Kids develop these skills through project-based learning (PBL)—exploring and solving real-world problems. This type of learning by doing helps kids:
- explore their curiosity,
- gain a sense of purpose,
- learn teamwork and collaboration,
- ask for help when they’re stuck, and
- develop intrinsic motivation to become life-long learners
Let’s start with what we know—kids learn best by doing. We also know that kids retain what they learn better when the learning is associated with strong positive emotions. In fact, science says that negative emotions like stress and low motivation actually stop information from reaching the higher thinking areas of the brain where memory consolidation and storage happens.
So, what key ingredients should be included in projects to make them both fun and educational?
- Incorporate your kid’s interests. Kids are motivated when they’re doing something they’re interested in like writing, building, or cooking. And they’re practicing universal skills through their interests. For example, designing and building a treehouse integrates elements of problem-solving, communication, and critical thinking like planning, designing, and budgeting.
- Make it authentic and real world. An effective project has direct impact on or use in the real world. Focus on a problem, issue, or topic that is relevant to your kid’s life. A project on social justice will activate a kid’s compassion. Designing a park or planning a neighborhood environmental clean-up effort speaks to climate concerns and developing more green space.
- Add rigor and fun. A project that is fun, but doesn’t build content knowledge or critical skills, is what long-time educator and Founding Executive Director of Marshall Street Initiatives, Adam Carter, calls a “dessert project” loaded with empty calories. Consider projects that help kids build their content knowledge on a subject and test that knowledge by doing.
- Be intentional. Begin with a question or challenge, and end with the kid performing a task that directly addresses the problem, answers the question, or meets the challenge.
- Collaborate. While PBL fosters individual growth, learning together is a key element. Step in to help plan the project together and then provide regular feedback on progress. When your kid comes to you for help, listen and provide thoughtful feedback. Be a mentor, not a director. If your kid has a team of friends or relatives they’re working with, that’s an opportunity for consensus, another important skill, that encourages reaching a decision together as a team.

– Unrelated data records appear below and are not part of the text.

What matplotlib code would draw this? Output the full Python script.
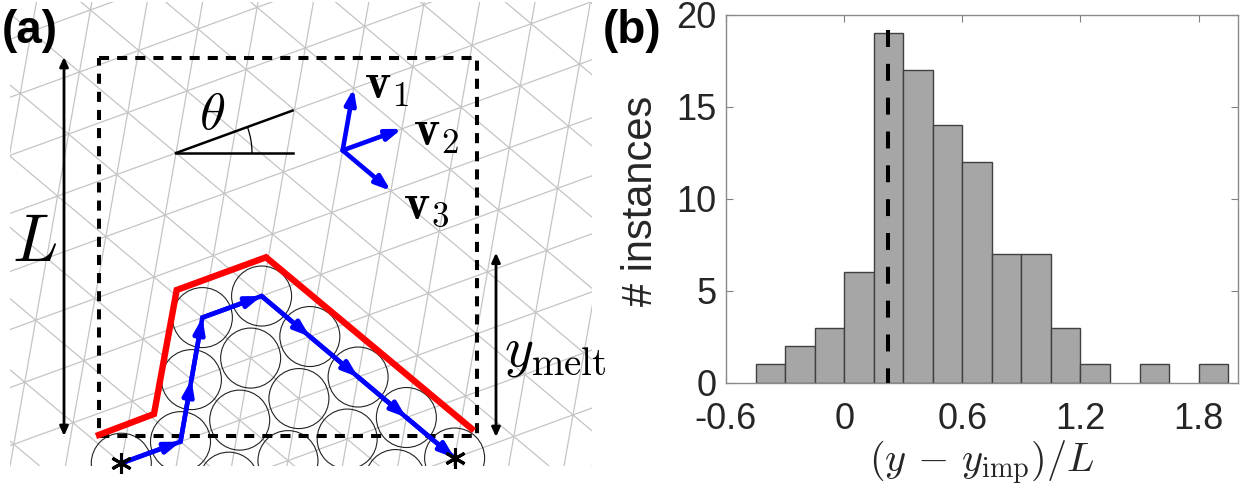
import numpy as np
import matplotlib
matplotlib.use('Agg')
import matplotlib.pyplot as plt
from matplotlib.patches import Circle, Arc, Rectangle
from matplotlib.collections import LineCollection

plt.rcParams['font.family'] = ['Liberation Sans', 'DejaVu Sans']
plt.rcParams['mathtext.fontset'] = 'cm'

# ---------------- panel (b): histogram data ----------------
bin_edges = [-0.45, -0.30, -0.15, 0.00, 0.15, 0.30, 0.45, 0.60, 0.75,
             0.90, 1.05, 1.20, 1.35, 1.50, 1.65, 1.80, 1.95]
counts = [1, 2, 3, 6, 19, 17, 14, 12, 7, 7, 3, 1, 0, 1, 0, 1]
marker_x = 0.225
marker_top = 19.2
x_ticks = [-0.6, 0, 0.6, 1.2, 1.8]
x_tick_labels = ['-0.6', '0', '0.6', '1.2', '1.8']
y_ticks = [0, 5, 10, 15, 20]
y_tick_labels = ['0', '5', '10', '15', '20']

# ---------------- panel (a): schematic data (lattice indices) ----------------
theta_deg = 20.0
circle_n = [1, 2, 1, 2, 3, 0, 1, 2, 3, 4, 2, 3, 4, 5, 4, 5, 6]
circle_m = [-3, -3, -4, -4, -4, -5, -5, -5, -5, -5, -6, -6, -6, -6, -7, -7, -7]
path_n = [0, 1, 1, 1, 2, 3, 4, 5, 6]
path_m = [-5, -5, -4, -3, -3, -4, -5, -6, -7]
basis_origin_nm = (3, -1)
basis_tip_n = [3, 4, 4]
basis_tip_m = [0, -1, -2]
basis_labels = [r'$\mathbf{v}_1$', r'$\mathbf{v}_2$', r'$\mathbf{v}_3$']
boundary_x = [96, 154, 176.7, 266, 474]
boundary_y = [436, 414, 290, 257.3, 430.7]

# ---------------- figure ----------------
W, H = 1241, 492
fig = plt.figure(figsize=(W / 100, H / 100), dpi=100)

# panel (a) axes in pixel-like units
ax = fig.add_axes([0, 0, 620 / W, 1])
ax.set_xlim(0, 620)
ax.set_ylim(492, 0)
ax.axis('off')

O = np.array([176.0, 153.0])
s = 63.0
t = np.deg2rad(theta_deg)
a1 = s * np.array([np.cos(t), -np.sin(t)])
a2 = s * np.array([np.cos(t + np.pi / 3), -np.sin(t + np.pi / 3)])
a3 = a2 - a1


def site(n, m):
    return O + n * a1 + m * a2


segs = []
for k in range(-20, 21):
    p = site(0, k)
    segs.append([p - 30 * a1, p + 30 * a1])
    p = site(k, 0)
    segs.append([p - 30 * a2, p + 30 * a2])
    segs.append([p - 30 * a3, p + 30 * a3])
lc = LineCollection(segs, colors='#c4c4c4', linewidths=0.9, zorder=1)
ax.add_collection(lc)
clip = Rectangle((10, 2), 582, 464, transform=ax.transData, fc='none', ec='none')
ax.add_patch(clip)
lc.set_clip_path(clip)

clip2 = Rectangle((0, 0), 620, 466, transform=ax.transData, fc='none', ec='none')
ax.add_patch(clip2)
for n, m in zip(circle_n, circle_m):
    c = Circle(site(n, m), 30, fill=False, ec='#222222', lw=0.8, zorder=2)
    ax.add_patch(c)
    c.set_clip_path(clip2)

# dashed box
bx = [98.5, 477, 477, 98.5, 98.5]
by = [57.5, 57.5, 436, 436, 57.5]
ax.plot(bx, by, color='k', lw=2.9, ls=(0, (2.5, 2.0)), zorder=3)

# red boundary
ax.plot(boundary_x, boundary_y, color='red', lw=4.6, solid_joinstyle='miter',
        solid_capstyle='butt', zorder=4)

# blue path
pts = np.array([site(n, m) for n, m in zip(path_n, path_m)])
ax.plot(pts[:, 0], pts[:, 1], color='blue', lw=3.3, solid_joinstyle='miter', zorder=5)
astyle = '-|>,head_length=0.9,head_width=0.32'
for i in range(len(pts) - 1):
    ax.annotate('', xy=pts[i + 1], xytext=pts[i],
                arrowprops=dict(arrowstyle=astyle, color='blue', lw=3.3,
                                shrinkA=0, shrinkB=0, mutation_scale=10), zorder=5)

# basis vectors
bo = site(*basis_origin_nm)
for n, m in zip(basis_tip_n, basis_tip_m):
    ax.annotate('', xy=site(n, m), xytext=bo,
                arrowprops=dict(arrowstyle=astyle, color='blue', lw=3.3,
                                shrinkA=0, shrinkB=0, mutation_scale=10), zorder=5)
label_pos = [(387, 86), (436.5, 132.5), (426.5, 206)]
for lab, (lx, ly) in zip(basis_labels, label_pos):
    ax.text(lx, ly, lab, fontsize=36, ha='center', va='center', zorder=7)

# stars
star_pts = pts[[0, -1]]
ax.plot(star_pts[:, 0], star_pts[:, 1], ls='none', marker=(6, 2, 0), ms=15,
        mew=2.2, color='k', zorder=6)

# theta
th_end = O + 124 * np.array([np.cos(t), -np.sin(t)])
ax.plot([O[0], O[0] + 117], [O[1], O[1]], color='k', lw=1.8, zorder=3)
ax.plot([O[0], th_end[0]], [O[1], th_end[1]], color='k', lw=1.8, zorder=3)
ax.add_patch(Arc(O, 152, 152, theta1=-theta_deg, theta2=0, lw=0.9, color='k', zorder=3))
ax.text(211.7, 115, r'$\theta$', fontsize=38, ha='center', va='center', zorder=7)

# L and y_melt double arrows
dstyle = '<|-|>,head_length=0.55,head_width=0.25'
ax.annotate('', xy=(64, 57), xytext=(64, 436),
            arrowprops=dict(arrowstyle=dstyle, color='k', lw=2.0, shrinkA=0,
                            shrinkB=0, mutation_scale=10), zorder=6)
ax.annotate('', xy=(496, 252.7), xytext=(496, 437),
            arrowprops=dict(arrowstyle=dstyle, color='k', lw=2.0, shrinkA=0,
                            shrinkB=0, mutation_scale=10), zorder=6)
ax.text(34, 244, r'$L$', fontsize=48, ha='center', va='center', zorder=7)
ax.text(555, 353, r'$y_{\rm melt}$', fontsize=40, ha='center', va='center', zorder=7)

# panel labels
fig.text(2 / W, 1 - 43 / H, '(a)', fontsize=33, fontweight='bold', ha='left', va='baseline')
fig.text(603 / W, 1 - 43.3 / H, '(b)', fontsize=33, fontweight='bold', ha='left', va='baseline')

# ---------------- panel (b) ----------------
L, R, T, B = 726, 1238, 15, 382.7
bx_ = fig.add_axes([L / W, 1 - B / H, (R - L) / W, (B - T) / H])
left = np.array(bin_edges[:-1])
widths = np.diff(bin_edges)
cnt = np.array(counts)
mask = cnt > 0
bx_.bar(left[mask], cnt[mask], width=widths[mask], align='edge', color='#a6a6a6',
        edgecolor='#404040', linewidth=1.0, zorder=2)
bx_.plot([marker_x, marker_x], [marker_top, 0], color='k', lw=2.9,
         ls=(0, (4.2, 4.2)), zorder=3)
bx_.set_xlim(-0.6, 2.0)
bx_.set_ylim(0, 20)
bx_.set_xticks(x_ticks)
bx_.set_xticklabels(x_tick_labels)
bx_.set_yticks(y_ticks)
bx_.set_yticklabels(y_tick_labels)
bx_.tick_params(direction='in', length=5, width=0.8, color='#808080',
                labelsize=26, labelcolor='#262626', top=True, right=True)
bx_.tick_params(axis='x', pad=14)
bx_.tick_params(axis='y', pad=7)
for sp in bx_.spines.values():
    sp.set_color('#8a8a8a')
    sp.set_linewidth(1.0)
bx_.set_ylabel('# instances', fontsize=30, color='#262626', va='center')
bx_.yaxis.set_label_coords((640.5 - L) / (R - L), (B - 201) / (B - T))
bx_.set_xlabel(r'$(y\,-\,y_{\rm imp})/L$', fontsize=29, color='#262626', va='center')
bx_.xaxis.set_label_coords(0.5, (B - 462.5) / (B - T))

fig.savefig('out.png', dpi=100)
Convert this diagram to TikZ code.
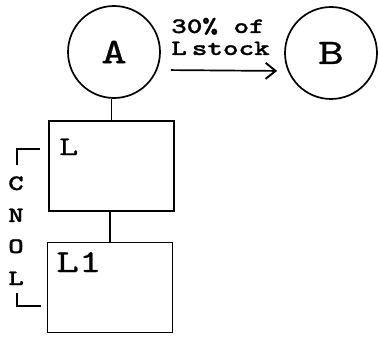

- Celebrates small wins along the way. Your perception of losses and wins might be different from your kid’s. Ask them what they consider the wins to be and record their responses as reminders. Each small win is an encouragement to move forward. Small wins add up to big progress.
Now that you’re ready to start, draw inspiration for project ideas from this list or our collection of Prepared Parents projects!
If well-designed projects are the most effective way to learn, what can this look like in the classroom? They are the “main course” in schools that teach PBL. Each project tends to include five components:
- An essential question: key question your kid is answering or exploring. For example, How do ocean waves affect the shoreline?
- Skills, habits, and content to be learned: specific Universal Skills, Habits of Success, and content knowledge that will be learned, such as oral presentation, self-direction, and wave characteristics.
- Final product: a final deliverable—such as a presentation, piece of art, physical or digital model, report, or performance—that shows what your kid learned.
- Project objective and steps: what your kid will learn and the steps to get there.
- Supporting resources: materials that will be used to learn content and develop skills—book chapters, videos, articles, etc.
What a science project might look like: Acting as engineers, students design actual physical models of buildings and the electrical systems that power them.
What students might learn: how engineers apply scientific knowledge to make predictions, create accurate designs, and achieve engineering goals.
What an English project might look like: Students explore one of the most powerful tools we have: speech.
What students might learn: how to inspire people through the art of persuasion—presenting a piece of writing to a live audience to convince them to take action regarding an unresolved problem.
Ultimately, projects are real-life and hands-on, and mimic what professionals do every day. They can span time, as much as two to six weeks and engage an entire classroom or send a kid into deep research and thinking.